-------- RECORDS SUPPLIED
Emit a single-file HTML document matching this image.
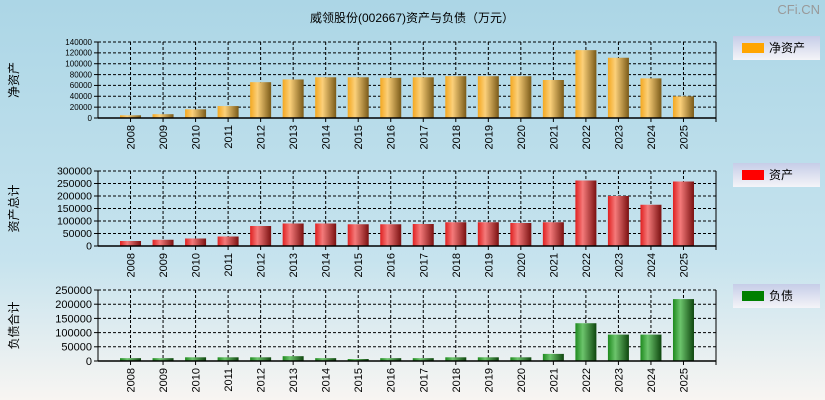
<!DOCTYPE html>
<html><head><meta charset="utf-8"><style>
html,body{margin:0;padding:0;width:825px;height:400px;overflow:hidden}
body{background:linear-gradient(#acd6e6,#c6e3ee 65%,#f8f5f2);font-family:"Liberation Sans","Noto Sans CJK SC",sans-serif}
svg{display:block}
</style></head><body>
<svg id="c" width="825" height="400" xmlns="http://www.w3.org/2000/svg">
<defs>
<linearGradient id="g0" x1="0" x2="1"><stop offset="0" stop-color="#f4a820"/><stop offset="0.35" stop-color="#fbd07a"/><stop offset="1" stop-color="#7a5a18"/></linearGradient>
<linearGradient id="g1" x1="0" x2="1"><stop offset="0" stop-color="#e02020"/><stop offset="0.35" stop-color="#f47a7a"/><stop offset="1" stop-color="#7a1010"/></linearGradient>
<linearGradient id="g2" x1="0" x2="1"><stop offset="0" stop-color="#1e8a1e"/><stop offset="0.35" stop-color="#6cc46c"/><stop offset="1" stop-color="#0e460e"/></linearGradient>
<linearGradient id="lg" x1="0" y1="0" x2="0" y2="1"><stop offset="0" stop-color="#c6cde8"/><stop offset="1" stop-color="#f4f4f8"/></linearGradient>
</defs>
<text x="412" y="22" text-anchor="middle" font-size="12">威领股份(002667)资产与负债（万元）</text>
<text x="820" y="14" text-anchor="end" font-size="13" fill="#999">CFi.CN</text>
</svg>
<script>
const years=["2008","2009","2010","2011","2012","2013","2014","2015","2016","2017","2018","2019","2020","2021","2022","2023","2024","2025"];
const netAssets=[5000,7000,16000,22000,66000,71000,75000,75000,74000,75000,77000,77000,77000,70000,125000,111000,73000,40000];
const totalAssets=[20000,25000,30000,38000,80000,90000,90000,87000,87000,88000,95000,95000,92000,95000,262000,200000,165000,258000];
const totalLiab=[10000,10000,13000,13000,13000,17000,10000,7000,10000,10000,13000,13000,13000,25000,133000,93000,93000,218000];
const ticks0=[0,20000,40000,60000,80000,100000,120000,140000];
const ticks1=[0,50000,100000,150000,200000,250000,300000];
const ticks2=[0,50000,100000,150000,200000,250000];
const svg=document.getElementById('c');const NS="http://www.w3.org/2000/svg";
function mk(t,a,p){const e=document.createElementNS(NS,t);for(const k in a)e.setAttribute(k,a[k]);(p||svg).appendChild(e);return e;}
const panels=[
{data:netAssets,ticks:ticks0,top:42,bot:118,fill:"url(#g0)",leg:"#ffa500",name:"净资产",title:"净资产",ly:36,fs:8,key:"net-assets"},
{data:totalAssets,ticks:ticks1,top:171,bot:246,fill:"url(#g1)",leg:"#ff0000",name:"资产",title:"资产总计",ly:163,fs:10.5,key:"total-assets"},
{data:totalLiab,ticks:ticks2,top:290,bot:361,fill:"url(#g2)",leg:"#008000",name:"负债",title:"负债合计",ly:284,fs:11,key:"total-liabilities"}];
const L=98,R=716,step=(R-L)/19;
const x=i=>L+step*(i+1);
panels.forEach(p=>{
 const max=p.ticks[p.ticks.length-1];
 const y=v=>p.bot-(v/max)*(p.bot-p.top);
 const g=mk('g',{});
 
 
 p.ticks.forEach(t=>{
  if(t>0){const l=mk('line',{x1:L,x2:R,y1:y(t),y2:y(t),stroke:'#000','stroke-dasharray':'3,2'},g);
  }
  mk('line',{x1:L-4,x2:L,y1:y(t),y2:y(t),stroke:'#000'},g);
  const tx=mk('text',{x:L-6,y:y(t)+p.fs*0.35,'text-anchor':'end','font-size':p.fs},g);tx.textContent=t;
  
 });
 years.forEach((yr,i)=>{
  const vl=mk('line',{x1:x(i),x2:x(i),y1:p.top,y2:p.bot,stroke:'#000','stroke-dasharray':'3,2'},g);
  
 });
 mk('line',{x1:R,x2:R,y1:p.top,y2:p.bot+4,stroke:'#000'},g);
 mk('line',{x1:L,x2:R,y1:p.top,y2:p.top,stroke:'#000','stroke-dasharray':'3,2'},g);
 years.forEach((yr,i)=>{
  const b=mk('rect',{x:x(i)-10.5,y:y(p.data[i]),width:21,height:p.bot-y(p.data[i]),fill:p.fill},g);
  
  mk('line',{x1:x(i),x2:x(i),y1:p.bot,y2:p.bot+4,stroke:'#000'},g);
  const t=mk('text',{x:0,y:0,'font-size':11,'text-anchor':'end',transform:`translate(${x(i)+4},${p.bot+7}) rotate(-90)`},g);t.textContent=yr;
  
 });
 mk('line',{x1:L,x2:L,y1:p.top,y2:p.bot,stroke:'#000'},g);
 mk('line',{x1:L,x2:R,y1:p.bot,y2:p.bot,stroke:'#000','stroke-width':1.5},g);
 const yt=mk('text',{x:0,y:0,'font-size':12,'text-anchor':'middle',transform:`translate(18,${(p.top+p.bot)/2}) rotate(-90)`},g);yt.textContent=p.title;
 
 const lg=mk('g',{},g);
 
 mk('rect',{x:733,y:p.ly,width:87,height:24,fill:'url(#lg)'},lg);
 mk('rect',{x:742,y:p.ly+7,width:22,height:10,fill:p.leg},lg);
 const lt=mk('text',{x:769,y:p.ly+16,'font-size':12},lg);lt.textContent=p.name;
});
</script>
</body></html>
----------------
-------- RECORDS SUPPLIED
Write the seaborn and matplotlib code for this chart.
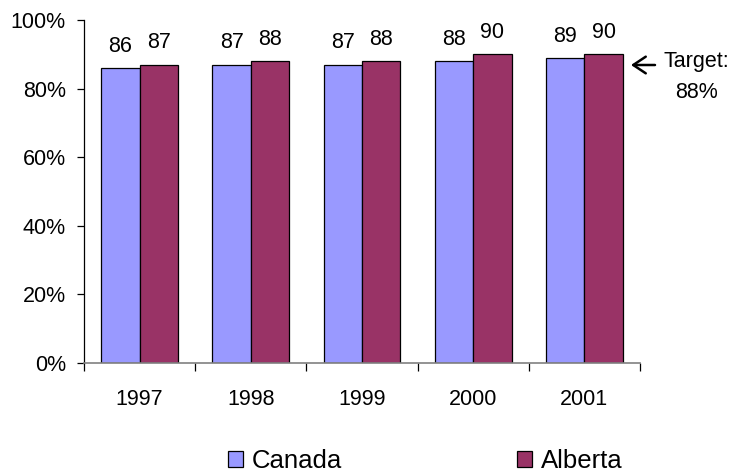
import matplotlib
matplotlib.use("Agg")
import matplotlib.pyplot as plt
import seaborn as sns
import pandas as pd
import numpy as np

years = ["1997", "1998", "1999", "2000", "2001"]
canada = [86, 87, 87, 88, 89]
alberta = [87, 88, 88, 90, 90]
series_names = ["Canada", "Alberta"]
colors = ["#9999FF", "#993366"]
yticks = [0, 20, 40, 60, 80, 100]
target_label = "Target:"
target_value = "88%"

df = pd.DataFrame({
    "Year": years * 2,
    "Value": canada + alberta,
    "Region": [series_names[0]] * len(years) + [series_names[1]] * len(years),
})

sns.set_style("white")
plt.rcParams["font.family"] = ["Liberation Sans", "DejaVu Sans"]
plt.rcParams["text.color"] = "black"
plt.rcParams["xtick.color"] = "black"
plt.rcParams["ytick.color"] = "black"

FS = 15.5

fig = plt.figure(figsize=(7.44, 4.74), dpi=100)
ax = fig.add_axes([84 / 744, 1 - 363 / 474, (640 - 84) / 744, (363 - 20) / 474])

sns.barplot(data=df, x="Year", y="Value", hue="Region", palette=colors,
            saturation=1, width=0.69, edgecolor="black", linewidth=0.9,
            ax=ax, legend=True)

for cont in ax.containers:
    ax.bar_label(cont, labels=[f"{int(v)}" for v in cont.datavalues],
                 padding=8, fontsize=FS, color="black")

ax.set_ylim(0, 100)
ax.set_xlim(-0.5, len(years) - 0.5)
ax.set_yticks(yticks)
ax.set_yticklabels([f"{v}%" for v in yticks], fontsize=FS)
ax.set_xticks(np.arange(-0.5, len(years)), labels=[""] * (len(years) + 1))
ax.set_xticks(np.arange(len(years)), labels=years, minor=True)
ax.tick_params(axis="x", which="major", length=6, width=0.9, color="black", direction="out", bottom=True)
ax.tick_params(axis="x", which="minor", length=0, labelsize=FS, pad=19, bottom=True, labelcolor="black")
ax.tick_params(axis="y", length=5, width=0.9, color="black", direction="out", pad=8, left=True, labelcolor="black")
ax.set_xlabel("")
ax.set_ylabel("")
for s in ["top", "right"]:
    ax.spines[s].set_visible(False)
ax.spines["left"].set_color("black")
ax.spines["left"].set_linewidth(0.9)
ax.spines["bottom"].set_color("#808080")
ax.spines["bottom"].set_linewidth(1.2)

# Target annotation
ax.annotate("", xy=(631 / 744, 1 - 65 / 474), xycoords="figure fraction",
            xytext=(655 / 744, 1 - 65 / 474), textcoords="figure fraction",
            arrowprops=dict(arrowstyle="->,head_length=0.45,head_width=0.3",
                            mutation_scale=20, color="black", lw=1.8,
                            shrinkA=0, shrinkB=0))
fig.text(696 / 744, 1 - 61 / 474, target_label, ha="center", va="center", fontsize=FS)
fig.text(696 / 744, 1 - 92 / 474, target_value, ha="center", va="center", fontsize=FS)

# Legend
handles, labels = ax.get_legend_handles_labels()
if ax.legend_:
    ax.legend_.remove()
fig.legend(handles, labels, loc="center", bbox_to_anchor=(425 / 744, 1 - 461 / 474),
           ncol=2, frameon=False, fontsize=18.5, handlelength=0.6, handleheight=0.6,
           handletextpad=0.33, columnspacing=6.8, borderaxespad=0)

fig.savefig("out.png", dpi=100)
----------------
TO BE DONE: Give the count of lines in the data shown above that contain "this", and nothing else.

WRITTEN REPLY: 2